This letter is in response to "Opposition mounts to calls for a plastic bag fee in Howard County" (Dec 5). As co-founder of Less Plastic Please, I also found incorrect statements in the article. Yes, 20 people testified in favor of the bill, but at least 30 people stood up to declare their support for the bill. The article mentioned an online poll opposing the bill obtained 49 signatures, in a three-week time frame. However, Less Plastic Please has received over 600 signatures on our paper petition in support of the bill. We decided to create an online petition, and it received 83 signatures in three days.
But let's refocus.
If this was a natural disaster, a sense of solidarity would surround us, we would be reminded we are all in this together. This is a disaster, a man-made one.

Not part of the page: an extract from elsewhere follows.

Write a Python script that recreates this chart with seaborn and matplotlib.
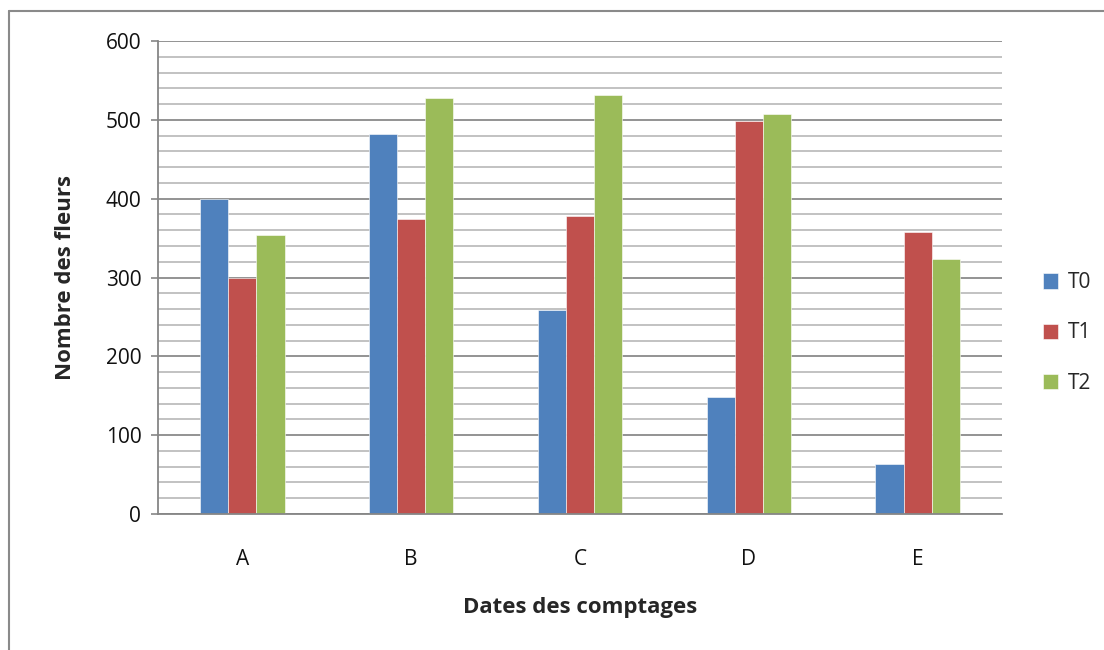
import matplotlib
matplotlib.use("Agg")
import matplotlib.pyplot as plt
from matplotlib.lines import Line2D
from matplotlib.ticker import MultipleLocator
import pandas as pd
import seaborn as sns

# Flower counts per counting date and treatment
dates = ["A", "B", "C", "D", "E"]
series = ["T0", "T1", "T2"]
t0 = [400, 482, 259, 149, 64]
t1 = [300, 374, 378, 499, 358]
t2 = [354, 528, 531, 507, 324]
colors = ["#4F81BD", "#C0504D", "#9BBB59"]

df = pd.DataFrame({
    "date": dates * 3,
    "serie": [s for s in series for _ in dates],
    "valeur": t0 + t1 + t2,
})

sns.set_theme(style="white")
plt.rcParams["font.family"] = ["Open Sans", "DejaVu Sans"]

W, H = 1104, 650
fig = plt.figure(figsize=(W / 100, H / 100), dpi=100)
ax = fig.add_axes([158 / W, 1 - 514 / H, (1002 - 158) / W, (514 - 41) / H])

sns.barplot(data=df, x="date", y="valeur", hue="serie", order=dates,
            hue_order=series, palette=colors, width=0.5, ax=ax,
            edgecolor="white", linewidth=0.4, saturation=1, legend=True,
            errorbar=None)

ax.set_ylim(0, 600)
ax.set_xlim(-0.5, len(dates) - 0.5)
ax.yaxis.set_major_locator(MultipleLocator(100))
ax.yaxis.set_minor_locator(MultipleLocator(20))
ax.grid(which="minor", axis="y", color="#bdbdbd", linewidth=1.3)
ax.grid(which="major", axis="y", color="#8a8a8a", linewidth=1.3)
ax.set_axisbelow(True)

for side in ("top", "right"):
    ax.spines[side].set_visible(False)
for side in ("left", "bottom"):
    ax.spines[side].set_color("#868686")
    ax.spines[side].set_linewidth(1.3)

ax.tick_params(axis="y", which="major", length=5, width=1.2, color="#868686",
               labelsize=15, pad=7, left=True, labelcolor="#111111")
ax.tick_params(axis="y", which="minor", length=0)
ax.tick_params(axis="x", length=0, labelsize=15, pad=25, labelcolor="#111111")

ax.set_xlabel("Dates des comptages", fontsize=16, fontweight="bold", labelpad=20)
ax.set_ylabel("Nombre des fleurs", fontsize=16, fontweight="bold", labelpad=21)

leg = ax.legend(loc="center left", bbox_to_anchor=(1024 / W, 1 - 333 / H),
                bbox_transform=fig.transFigure, frameon=False, fontsize=15,
                handlelength=0.75, handleheight=0.75, handletextpad=0.45,
                labelspacing=1.4)

# Chart area frame (left and top edges)
fig.add_artist(Line2D([9 / W, 9 / W], [0, 1 - 11 / H], transform=fig.transFigure,
                      color="#8a8a8a", linewidth=1.5))
fig.add_artist(Line2D([9 / W, 1], [1 - 11 / H, 1 - 11 / H], transform=fig.transFigure,
                      color="#8a8a8a", linewidth=1.5))

fig.savefig("out.png", dpi=100, facecolor="white")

We should all aim our attention on ways to reduce single-use plastic to help divert this crisis.
If driving down any road, any day, seeing plastic trash tangled in trees or clogging our storm drains does not give you pause, or if the 100,000 marine life suffocating from plastic each year doesn't pull at your heartstrings, or the fact that we are eating, breathing and drinking plastic doesn't make your skin crawl, or the ridiculous fact that it takes 12 million barrels of oil, a non-renewable fossil fuel that contributes to climate change, to produce the plastic bags that the U.S. uses each year doesn't make your head explode, then maybe money talks. Maybe these sobering financial statistics will drive home the point we are in trouble: According to the U.S. Environmental Protection Agency, more than 380 billion plastic bags are used in the United States every year. Of those, approximately 100 billion are plastic shopping bags which cost retailers about $4 billion annually. When it comes to the cost of using plastic bags, facts don’t lie. Public agencies in California alone spend more than $300 million on cleaning up coastal litter every year. If every person in New York City used one less grocery bag, it would cut waste by 5 million pounds and save $250,000 in disposal costs.
Please let's remember this is a disaster. Let's pull together, be kind, support one another and unite to stay focus at what is at risk. This isn't about a 5-cent fee, it is about a livable planet which is priceless.